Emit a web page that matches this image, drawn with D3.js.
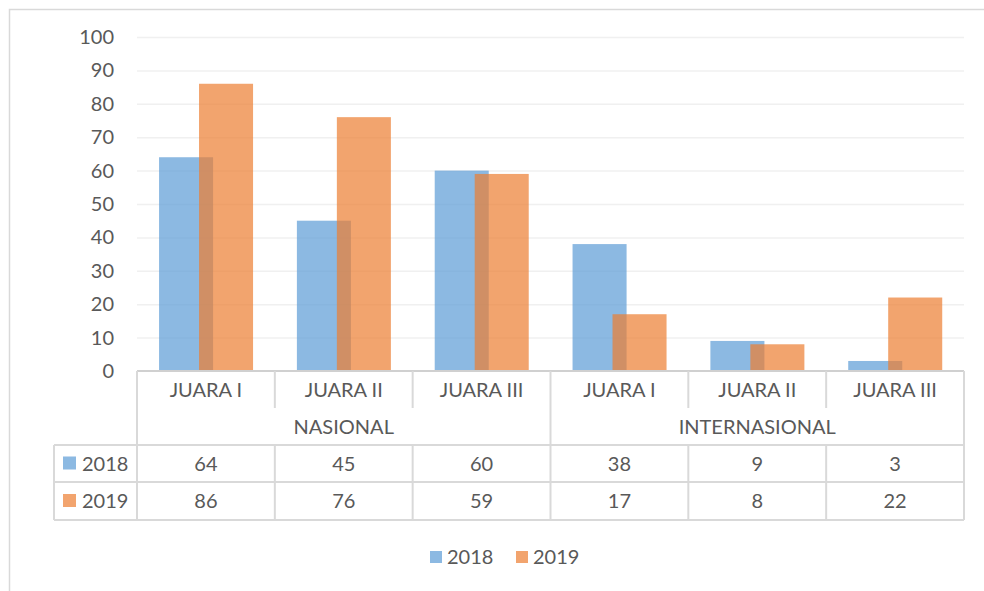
<!DOCTYPE html>
<html>
<head>
<meta charset="utf-8">
<script src="https://cdn.jsdelivr.net/npm/d3@7"></script>
<style>
  body { margin: 0; background: #fff; }
  svg { display: block; }
  text { font-family: Lato, "Open Sans", sans-serif; fill: #595959; }
</style>
</head>
<body>
<svg id="chart"></svg>
<script>
var categories = ["JUARA I", "JUARA II", "JUARA III", "JUARA I", "JUARA II", "JUARA III"];
var groups = ["NASIONAL", "INTERNASIONAL"];
var series = ["2018", "2019"];
var values2018 = [64, 45, 60, 38, 9, 3];
var values2019 = [86, 76, 59, 17, 8, 22];
var yTicks = [0, 10, 20, 30, 40, 50, 60, 70, 80, 90, 100];
var colors = ["#5B9BD5", "#ED7D31"];

var W = 984, H = 591, fs = 20;
var svg = d3.select("#chart").attr("width", W).attr("height", H);

// outer frame
svg.append("rect").attr("x", 9.5).attr("y", 9.5).attr("width", W).attr("height", H)
  .attr("fill", "none").attr("stroke", "#D9D9D9").attr("stroke-width", 1.5);

var plotL = 137, plotR = 964, plotT = 37, plotB = 371;

var x = d3.scaleBand().domain(d3.range(categories.length)).range([plotL, plotR]);
var y = d3.scaleLinear().domain([0, 100]).range([plotB, plotT]);

// gridlines
svg.append("g").selectAll("line").data(yTicks.slice(1)).enter().append("line")
  .attr("x1", plotL).attr("x2", plotR)
  .attr("y1", function(d) { return y(d) + 0.5; }).attr("y2", function(d) { return y(d) + 0.5; })
  .attr("stroke", "#F0F0F0").attr("stroke-width", 1.5);

// y axis labels
svg.append("g").selectAll("text").data(yTicks).enter().append("text")
  .attr("x", 114).attr("y", function(d) { return y(d); })
  .attr("dy", "0.35em").attr("text-anchor", "end").attr("font-size", fs)
  .text(function(d) { return d; });

// bars: 2018 behind, 2019 on top, overlapping
var bw = x.bandwidth();
var barW = bw * 0.392, off1 = bw * 0.16, off2 = bw * 0.45;
var data = [values2018, values2019];
data.forEach(function(vals, si) {
  svg.append("g").selectAll("rect").data(vals).enter().append("rect")
    .attr("x", function(d, i) { return x(i) + (si === 0 ? off1 : off2); })
    .attr("width", barW)
    .attr("y", function(d) { return y(d); })
    .attr("height", function(d) { return plotB - y(d); })
    .attr("fill", colors[si]).attr("fill-opacity", 0.7);
});

// data table
var lc = "#D9D9D9";
var rowCat = 371, rowGrp = 408, row1 = 445, row2 = 482, rowEnd = 520, tableLeft = 54;
var t = svg.append("g").attr("stroke", lc).attr("stroke-width", 2);
t.append("line").attr("x1", plotL).attr("x2", plotR).attr("y1", rowCat).attr("y2", rowCat).attr("stroke", "#D0D0D0");
[row1, row2, rowEnd].forEach(function(r) {
  t.append("line").attr("x1", tableLeft).attr("x2", plotR).attr("y1", r).attr("y2", r);
});
// vertical lines
t.append("line").attr("x1", plotL).attr("x2", plotL).attr("y1", rowCat).attr("y2", rowEnd);
t.append("line").attr("x1", plotR).attr("x2", plotR).attr("y1", rowCat).attr("y2", rowEnd);
t.append("line").attr("x1", tableLeft).attr("x2", tableLeft).attr("y1", row1).attr("y2", rowEnd);
d3.range(1, categories.length).forEach(function(i) {
  var full = (i === 3);
  t.append("line").attr("x1", x(i)).attr("x2", x(i))
    .attr("y1", rowCat).attr("y2", full ? rowEnd : rowGrp);
  if (!full) t.append("line").attr("x1", x(i)).attr("x2", x(i)).attr("y1", row1).attr("y2", rowEnd);
});

svg.append("g").selectAll("text").data(categories).enter().append("text")
  .attr("x", function(d, i) { return x(i) + bw / 2; })
  .attr("y", (rowCat + rowGrp) / 2).attr("dy", "0.35em")
  .attr("text-anchor", "middle").attr("font-size", fs).text(function(d) { return d; });

svg.append("g").selectAll("text").data(groups).enter().append("text")
  .attr("x", function(d, i) { return x(i * 3) + bw * 1.5; })
  .attr("y", (rowGrp + row1) / 2).attr("dy", "0.35em")
  .attr("text-anchor", "middle").attr("font-size", fs).text(function(d) { return d; });

var rowsY = [row1, row2];
data.forEach(function(vals, si) {
  var cy = (rowsY[si] + (si === 0 ? row2 : rowEnd)) / 2;
  svg.append("g").selectAll("text").data(vals).enter().append("text")
    .attr("x", function(d, i) { return x(i) + bw / 2; })
    .attr("y", cy).attr("dy", "0.35em")
    .attr("text-anchor", "middle").attr("font-size", fs).text(function(d) { return d; });
  svg.append("rect").attr("x", 63).attr("y", cy - 7).attr("width", 13).attr("height", 13)
    .attr("fill", colors[si]).attr("fill-opacity", 0.7);
  svg.append("text").attr("x", 82).attr("y", cy).attr("dy", "0.35em")
    .attr("font-size", fs).text(series[si]);
});

// legend
var lg = svg.append("g").selectAll("g").data(series).enter().append("g")
  .attr("transform", function(d, i) { return "translate(" + (430 + i * 86) + ",557)"; });
lg.append("rect").attr("x", 0).attr("y", -6).attr("width", 12).attr("height", 12)
  .attr("fill", function(d, i) { return colors[i]; }).attr("fill-opacity", 0.7);
lg.append("text").attr("x", 17).attr("dy", "0.35em").attr("font-size", fs).text(function(d) { return d; });
</script>
</body>
</html>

--- --- ---

● Task to complete
Leave out the pictures. Transcribe only the lines above, from the first through the one that contains "var y = d3.scaleLinear().domain([0, 100]).range([plotB, plotT]);".

● Result for this task
Emit a web page that matches this image, drawn with D3.js.
<!DOCTYPE html>
<html>
<head>
<meta charset="utf-8">
<script src="https://cdn.jsdelivr.net/npm/d3@7"></script>
<style>
  body { margin: 0; background: #fff; }
  svg { display: block; }
  text { font-family: Lato, "Open Sans", sans-serif; fill: #595959; }
</style>
</head>
<body>
<svg id="chart"></svg>
<script>
var categories = ["JUARA I", "JUARA II", "JUARA III", "JUARA I", "JUARA II", "JUARA III"];
var groups = ["NASIONAL", "INTERNASIONAL"];
var series = ["2018", "2019"];
var values2018 = [64, 45, 60, 38, 9, 3];
var values2019 = [86, 76, 59, 17, 8, 22];
var yTicks = [0, 10, 20, 30, 40, 50, 60, 70, 80, 90, 100];
var colors = ["#5B9BD5", "#ED7D31"];

var W = 984, H = 591, fs = 20;
var svg = d3.select("#chart").attr("width", W).attr("height", H);

// outer frame
svg.append("rect").attr("x", 9.5).attr("y", 9.5).attr("width", W).attr("height", H)
  .attr("fill", "none").attr("stroke", "#D9D9D9").attr("stroke-width", 1.5);

var plotL = 137, plotR = 964, plotT = 37, plotB = 371;

var x = d3.scaleBand().domain(d3.range(categories.length)).range([plotL, plotR]);
var y = d3.scaleLinear().domain([0, 100]).range([plotB, plotT]);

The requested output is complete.